Poland is a member of the European Union.
However much Polish leaders subscribe to values of nationalism, conservatism, and authoritarianism, or the exultation of the family, like Salazar, they also need – and, so far as I understand, want – the money that comes from the EU to maintain the popularity needed to win elections and remain in power.
I see no sign of Polish leaders wanting to leave the EU.
Also, Poland is very much aligned with the USA and American foreign policy, since Polish leaders feel the USA is their best ally, given the Russian long living existential threat. Polish leaders are much more internationalist, even in its support of Ukraine, than Salazar ever was of any other country or politician (“proudly alone”); not even Spain or South Africa deserved any sort of magnanimous support.
I am not sure that Polish leaders conservatism or nationalism goes as far as Salazar´s, and embrace a poor life as a healthy and God-blessed life, as Salazar did after he left Coimbra. But who knows if Kaczyński would be like Salazar, if he lived in the 1930s? How much of his positions depend on context or of his reasoning, is someone´s guess, I think.
What one would wish is just that the context in Poland does not become too similar to the 1930s, so that our uncertainty is not eliminated by the realization of the worst scenario: a backward dictatorship, as Salazar presided.
I have a concluding thought.
Politicians that bet on the masses dumbness, that just care about own wealth (money in their pockets, in a nutshell) and hedonistic welfare, may have a winning bet – at least, almost always.
There may be a good reason for this: the complexity of modern societies may be too much for the average citizen and so it is better value-for-time to concentrate on wealth and welfare. It is simple, and it is direct; it gives straight “answers”.
It makes sense: economics, politics, administration of justice, administration of health systems, healthcare, international and national security, etc. are all matters highly specialized, about which most people do not even know which are the right questions to enquire to understand the problems – let alone having the tools to evaluate policies and politicians. This all points to superficiality: evaluation by wealth, welfare and image. And what is worse: even the elites are superficial in most subjects, because nobody has the capacity to digest all complex matters, not even in the few areas exemplified in this paragraph. In a sense, we are all amateurs – in all the subjects where we have not an academic or professional background, or in which we dealt a long time ago and forgot many subtleties. It is not like riding a bicycle.
This is fertile ground for demagogues (or populists, as demagogues are called these days).
But also to those that appear to stand on a higher moral ground.
Both these groups images appeal to the masses, because both sound good and “ethical”.
What I hypothesize is that both are as vulnerable as any other politician or party, to losses of wealth or welfare; these are the independent variables.
There should be the ocasional exception; there always are exceptions in human matters.

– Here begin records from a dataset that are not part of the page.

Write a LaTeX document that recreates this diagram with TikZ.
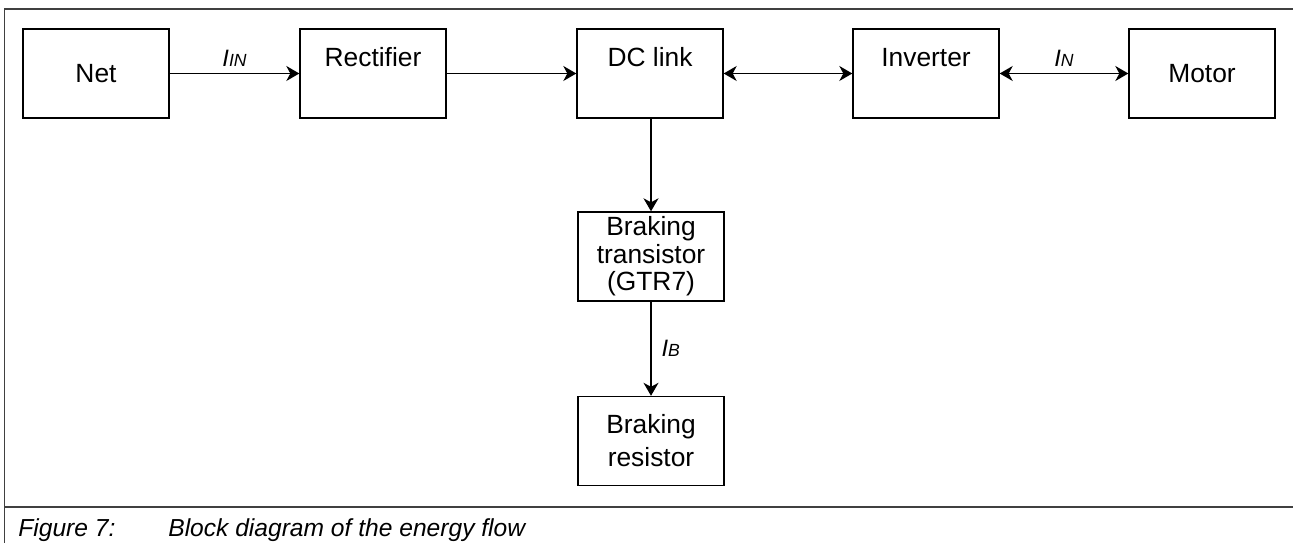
\documentclass[tikz,border=0pt]{standalone}
\usepackage{fontspec}
\setmainfont{Liberation Sans}
\usetikzlibrary{arrows.meta}

\begin{document}
\begin{tikzpicture}[x=0.02cm, y=-0.02cm,
    >={Stealth[length=0.26cm, width=0.3cm, inset=0.08cm]},
    block/.style={draw, line width=0.8pt, minimum width=2.92cm, minimum height=1.78cm,
      inner sep=0pt, align=center, font=\fontsize{15}{17}\selectfont},
    upper/.style={text height=0.39cm, text depth=0.67cm},
    flow/.style={->, line width=0.8pt},
    current/.style={font=\fontsize{13.5}{15}\selectfont\itshape}]
  % Frame and caption line
  \useasboundingbox (0,0) rectangle (1293,543);
  \draw[line width=1.1pt, black!75] (4.5,543) -- (4.5,9) -- (1293,9);
  \draw[line width=1.1pt, black!75] (4.5,507) -- (1293,507);

  % Blocks of the upper row
  \node[block] (net) at (96,73.5) {Net};
  \node[block, upper] (rect) at (373,73.5) {Rectifier};
  \node[block, upper] (dclink) at (650,73.5) {DC link};
  \node[block, upper] (inv) at (926,73.5) {Inverter};
  \node[block] (motor) at (1202,73.5) {Motor};

  % Braking branch
  \node[block, font=\fontsize{15}{15.6}\selectfont] (btr) at (651,256.5) {Braking\\transistor\\(GTR7)};
  \node[block, font=\fontsize{15}{18.8}\selectfont] (bres) at (651,441) {Braking\\resistor};

  % Energy flow
  \draw[flow] (net) -- node[current, above=0cm] {I{\fontsize{10}{10}\selectfont IN}} (rect);
  \draw[flow] (rect) -- (dclink);
  \draw[flow, <->] (dclink) -- (inv);
  \draw[flow, <->] (inv) -- node[current, above=0cm] {I{\fontsize{10}{10}\selectfont N}} (motor);
  \draw[flow] (btr.north |- dclink.south) -- (btr);
  \draw[flow] (btr) -- node[current, right=0.08cm] {I{\fontsize{10}{10}\selectfont B}} (bres);

  % Caption
  \node[anchor=base west, inner sep=0pt, font=\fontsize{14}{16}\selectfont\itshape] (figno) at (18,536) {Figure 7:};
  \node[anchor=base west, inner sep=0pt, font=\fontsize{14}{16}\selectfont\itshape] (figtext) at (168,536) {Block diagram of the energy flow};
\end{tikzpicture}
\end{document}
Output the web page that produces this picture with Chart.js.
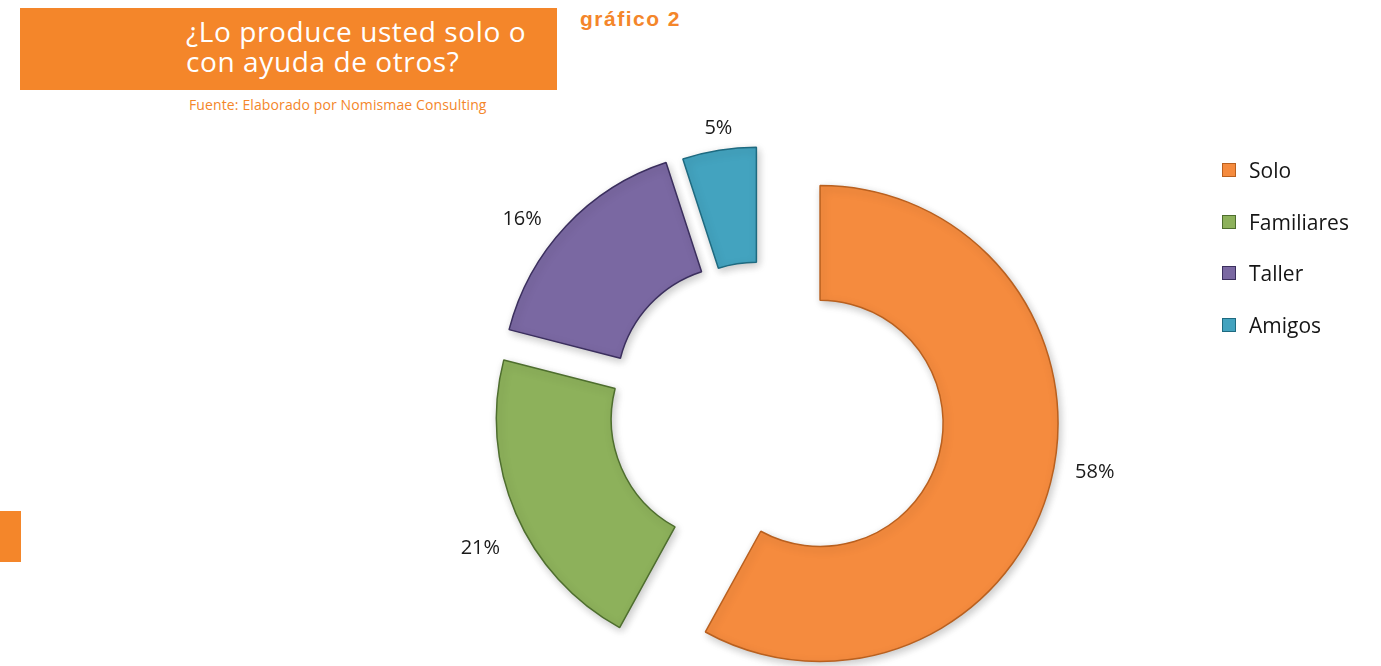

But I would hypothesize that exceptions will be very grievous situations, where the masses feel they are so damaging to their welfare, that wealth is not the most important issue in that particular case.
Of course, The People are not only the masses.
How can the “not-the-masses” feel accomplished in a society geared by most politicians to wealth and hedonistic welfare, since that is what the majority values and aims for?
That is a matter for individual opinion about how one leads its own life, very far from the matters your essay summoned, and goes much beyond the analysis I undertook about your essay – that I thought would be much shorter.
Sorry for being too long!
And thank you for the unique opportunity to ponder about these very important matters to the “not-the-masses”!